At the heart of the text lies a detailed Shinto cosmology, beginning with the emergence of heaven and earth and the appearance of the first kami. The Nihon Shoki recounts creation myths, including the formation of the Japanese islands and the divine ancestry of the imperial line from the sun goddess Amaterasu. By tracing the lineage from the kami to the first human emperor, it sacralizes the imperial institution, presenting the emperor as a living link between the divine and human realms. This intertwining of myth and rule becomes a spiritual charter for the polity, suggesting that political order mirrors a deeper cosmic order.

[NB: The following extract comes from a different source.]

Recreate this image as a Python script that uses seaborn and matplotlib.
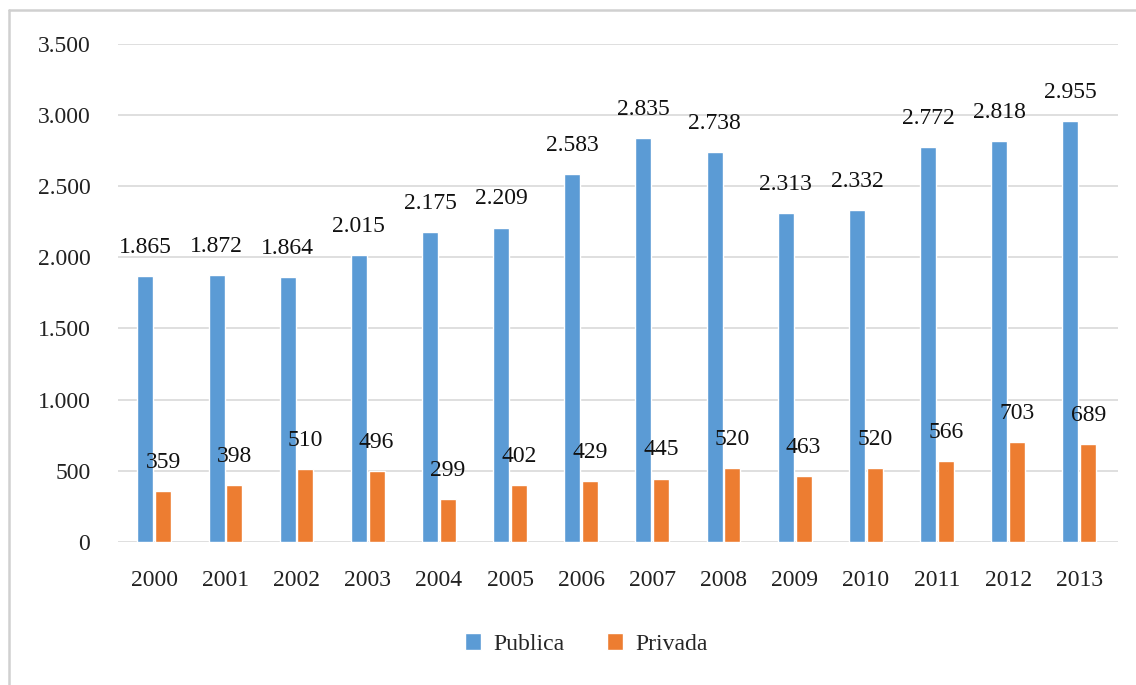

The chronicle also serves as a foundational source for understanding early Shinto beliefs and practices, preserving stories of the kami, ritual origins, and sacred lineages. At the same time, it reflects a courtly environment already in conversation with Buddhism and Confucian thought, even as it seeks to codify an indigenous religious worldview. Its inclusion of multiple variants of certain myths hints at an effort to gather and harmonize diverse traditions into a single, state-sanctioned tapestry. For the spiritual seeker, this reveals a text that does not merely dictate doctrine, but records a living, evolving encounter with the sacred.

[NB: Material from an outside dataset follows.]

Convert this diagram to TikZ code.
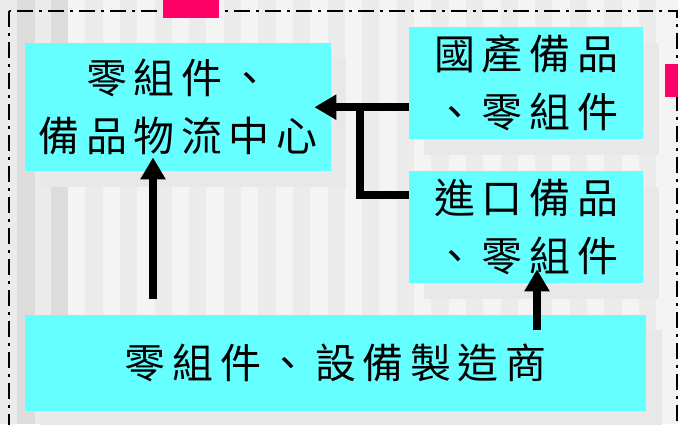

Politically and culturally, the Nihon Shoki functions as a powerful instrument of legitimacy and identity. By presenting an unbroken imperial line descending from the kami, it undergirds the concept of the emperor as uniquely endowed with divine authority. Modeled in part on continental historiography, it situates Japan within a broader East Asian world while asserting a distinct, sacred origin for the archipelago and its rulers. Alongside its mythic narratives, it preserves invaluable information on early institutions, laws, and foreign relations, especially with China and Korea, thereby shaping how later generations would remember the formation of the Japanese state.

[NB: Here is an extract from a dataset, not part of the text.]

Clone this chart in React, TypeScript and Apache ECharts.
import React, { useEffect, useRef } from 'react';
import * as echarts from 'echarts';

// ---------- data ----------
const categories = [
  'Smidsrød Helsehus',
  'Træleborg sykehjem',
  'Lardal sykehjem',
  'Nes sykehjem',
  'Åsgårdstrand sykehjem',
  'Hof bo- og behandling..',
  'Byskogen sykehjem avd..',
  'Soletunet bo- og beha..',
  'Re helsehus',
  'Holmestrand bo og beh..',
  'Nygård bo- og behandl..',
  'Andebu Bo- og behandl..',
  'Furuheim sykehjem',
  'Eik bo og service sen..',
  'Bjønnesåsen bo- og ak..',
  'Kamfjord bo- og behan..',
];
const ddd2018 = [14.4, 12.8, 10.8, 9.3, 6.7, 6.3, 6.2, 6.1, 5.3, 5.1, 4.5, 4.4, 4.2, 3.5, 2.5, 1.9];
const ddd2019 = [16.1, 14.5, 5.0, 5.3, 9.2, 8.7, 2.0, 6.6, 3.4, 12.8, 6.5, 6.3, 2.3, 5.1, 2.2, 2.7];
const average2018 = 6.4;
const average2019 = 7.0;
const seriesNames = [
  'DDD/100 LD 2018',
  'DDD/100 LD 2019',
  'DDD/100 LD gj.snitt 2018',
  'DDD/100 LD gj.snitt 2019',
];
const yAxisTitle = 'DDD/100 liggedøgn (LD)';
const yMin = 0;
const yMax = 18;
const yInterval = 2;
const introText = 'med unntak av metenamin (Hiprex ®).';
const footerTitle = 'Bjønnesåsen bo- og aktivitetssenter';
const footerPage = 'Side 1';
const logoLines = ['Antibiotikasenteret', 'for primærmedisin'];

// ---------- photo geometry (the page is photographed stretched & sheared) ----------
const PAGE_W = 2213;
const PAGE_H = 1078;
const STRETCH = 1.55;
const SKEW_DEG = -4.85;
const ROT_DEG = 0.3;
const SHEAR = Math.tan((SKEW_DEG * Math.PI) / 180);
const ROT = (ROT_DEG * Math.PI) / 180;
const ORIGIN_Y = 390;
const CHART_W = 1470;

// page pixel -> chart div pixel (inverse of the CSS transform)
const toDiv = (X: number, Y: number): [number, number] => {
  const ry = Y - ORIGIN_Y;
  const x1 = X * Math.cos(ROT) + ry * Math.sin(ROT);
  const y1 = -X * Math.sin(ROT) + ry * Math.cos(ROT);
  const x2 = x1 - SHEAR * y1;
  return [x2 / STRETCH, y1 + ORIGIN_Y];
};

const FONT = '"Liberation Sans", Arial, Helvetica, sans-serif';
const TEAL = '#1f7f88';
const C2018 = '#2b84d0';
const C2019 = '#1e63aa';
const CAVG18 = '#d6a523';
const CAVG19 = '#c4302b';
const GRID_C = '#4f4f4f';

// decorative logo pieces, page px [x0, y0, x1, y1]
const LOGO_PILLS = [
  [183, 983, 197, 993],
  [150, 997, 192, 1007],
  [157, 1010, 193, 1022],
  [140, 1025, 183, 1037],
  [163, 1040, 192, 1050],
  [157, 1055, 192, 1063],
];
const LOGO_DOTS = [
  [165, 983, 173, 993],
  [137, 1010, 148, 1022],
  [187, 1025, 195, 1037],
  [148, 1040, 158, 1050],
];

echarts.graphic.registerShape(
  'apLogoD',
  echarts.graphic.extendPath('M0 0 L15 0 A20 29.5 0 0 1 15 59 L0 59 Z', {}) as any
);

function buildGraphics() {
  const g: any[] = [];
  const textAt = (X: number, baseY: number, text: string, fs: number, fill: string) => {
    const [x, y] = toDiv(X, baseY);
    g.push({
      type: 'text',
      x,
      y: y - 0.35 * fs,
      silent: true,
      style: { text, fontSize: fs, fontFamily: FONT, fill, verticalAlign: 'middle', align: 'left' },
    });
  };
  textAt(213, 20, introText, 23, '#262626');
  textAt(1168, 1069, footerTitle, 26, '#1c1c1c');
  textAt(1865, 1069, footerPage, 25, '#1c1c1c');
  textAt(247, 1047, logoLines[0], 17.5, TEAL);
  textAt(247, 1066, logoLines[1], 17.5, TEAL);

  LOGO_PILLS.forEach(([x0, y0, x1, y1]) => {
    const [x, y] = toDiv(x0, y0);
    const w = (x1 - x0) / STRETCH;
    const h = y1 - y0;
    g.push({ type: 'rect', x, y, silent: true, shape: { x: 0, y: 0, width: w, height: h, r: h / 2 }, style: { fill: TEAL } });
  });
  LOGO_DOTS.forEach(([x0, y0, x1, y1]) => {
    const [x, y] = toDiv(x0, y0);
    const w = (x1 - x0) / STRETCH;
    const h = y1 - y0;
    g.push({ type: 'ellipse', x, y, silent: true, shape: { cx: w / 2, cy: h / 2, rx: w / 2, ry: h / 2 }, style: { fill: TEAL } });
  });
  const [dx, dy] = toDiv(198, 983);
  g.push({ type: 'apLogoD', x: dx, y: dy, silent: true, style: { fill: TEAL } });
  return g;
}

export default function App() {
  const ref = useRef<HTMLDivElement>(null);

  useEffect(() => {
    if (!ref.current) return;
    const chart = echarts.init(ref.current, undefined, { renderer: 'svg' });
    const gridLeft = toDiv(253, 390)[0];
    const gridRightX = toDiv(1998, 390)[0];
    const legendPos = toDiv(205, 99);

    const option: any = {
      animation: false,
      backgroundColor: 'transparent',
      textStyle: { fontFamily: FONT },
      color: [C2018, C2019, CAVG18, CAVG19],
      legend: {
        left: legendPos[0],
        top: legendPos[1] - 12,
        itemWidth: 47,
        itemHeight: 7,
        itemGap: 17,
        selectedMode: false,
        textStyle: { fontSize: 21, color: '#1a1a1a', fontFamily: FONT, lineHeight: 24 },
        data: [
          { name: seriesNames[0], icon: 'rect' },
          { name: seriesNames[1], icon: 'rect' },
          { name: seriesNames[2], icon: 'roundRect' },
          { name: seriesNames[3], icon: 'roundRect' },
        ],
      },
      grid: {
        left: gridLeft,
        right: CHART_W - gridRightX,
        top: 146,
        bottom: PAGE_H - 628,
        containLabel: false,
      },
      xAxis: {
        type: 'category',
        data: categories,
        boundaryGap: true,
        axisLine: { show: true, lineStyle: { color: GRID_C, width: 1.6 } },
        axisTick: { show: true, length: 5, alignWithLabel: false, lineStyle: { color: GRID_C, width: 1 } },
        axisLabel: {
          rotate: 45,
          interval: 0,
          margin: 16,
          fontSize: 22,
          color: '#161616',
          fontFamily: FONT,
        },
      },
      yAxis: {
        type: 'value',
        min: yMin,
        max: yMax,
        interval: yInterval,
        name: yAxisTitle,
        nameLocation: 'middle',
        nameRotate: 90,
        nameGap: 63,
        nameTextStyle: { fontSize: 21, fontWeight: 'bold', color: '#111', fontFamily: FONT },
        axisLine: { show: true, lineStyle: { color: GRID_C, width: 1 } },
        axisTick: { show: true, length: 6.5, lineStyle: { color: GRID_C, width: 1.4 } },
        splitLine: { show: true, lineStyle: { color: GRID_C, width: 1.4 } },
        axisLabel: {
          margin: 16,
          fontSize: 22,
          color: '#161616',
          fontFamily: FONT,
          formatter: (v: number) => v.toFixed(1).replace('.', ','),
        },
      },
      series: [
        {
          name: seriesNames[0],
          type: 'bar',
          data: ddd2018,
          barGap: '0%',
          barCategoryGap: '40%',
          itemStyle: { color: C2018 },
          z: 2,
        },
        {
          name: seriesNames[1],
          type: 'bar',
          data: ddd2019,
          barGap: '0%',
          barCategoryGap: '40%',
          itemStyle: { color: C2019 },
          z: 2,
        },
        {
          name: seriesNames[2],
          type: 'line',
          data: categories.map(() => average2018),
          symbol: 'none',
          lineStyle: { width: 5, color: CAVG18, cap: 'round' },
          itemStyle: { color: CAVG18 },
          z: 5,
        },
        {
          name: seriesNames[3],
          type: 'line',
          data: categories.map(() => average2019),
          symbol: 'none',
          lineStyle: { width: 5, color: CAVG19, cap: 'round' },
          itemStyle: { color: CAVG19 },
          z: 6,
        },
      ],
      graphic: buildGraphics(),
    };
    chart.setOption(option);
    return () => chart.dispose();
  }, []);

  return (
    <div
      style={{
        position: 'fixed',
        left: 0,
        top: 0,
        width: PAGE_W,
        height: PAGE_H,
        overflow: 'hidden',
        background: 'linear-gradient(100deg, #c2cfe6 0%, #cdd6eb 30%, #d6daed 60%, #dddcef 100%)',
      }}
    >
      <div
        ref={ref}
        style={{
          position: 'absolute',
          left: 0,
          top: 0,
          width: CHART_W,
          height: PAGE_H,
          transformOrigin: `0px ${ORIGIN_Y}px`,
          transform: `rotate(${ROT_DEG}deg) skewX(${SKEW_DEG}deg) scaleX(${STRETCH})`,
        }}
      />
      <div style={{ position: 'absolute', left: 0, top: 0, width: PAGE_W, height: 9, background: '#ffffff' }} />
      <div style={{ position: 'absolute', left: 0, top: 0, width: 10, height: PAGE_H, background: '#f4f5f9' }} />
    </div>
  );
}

Over time, the Nihon Shoki has remained a central reference for historians, religious thinkers, and literary scholars seeking to understand the early Japanese imagination. Its pages offer a vision in which cosmos, land, and lineage are inseparable, and where political order is justified through participation in a divine story. To engage this text is to encounter a carefully constructed mirror in which Japan first saw itself as both a historical community and a sacred realm, grounded in the presence and activity of the kami.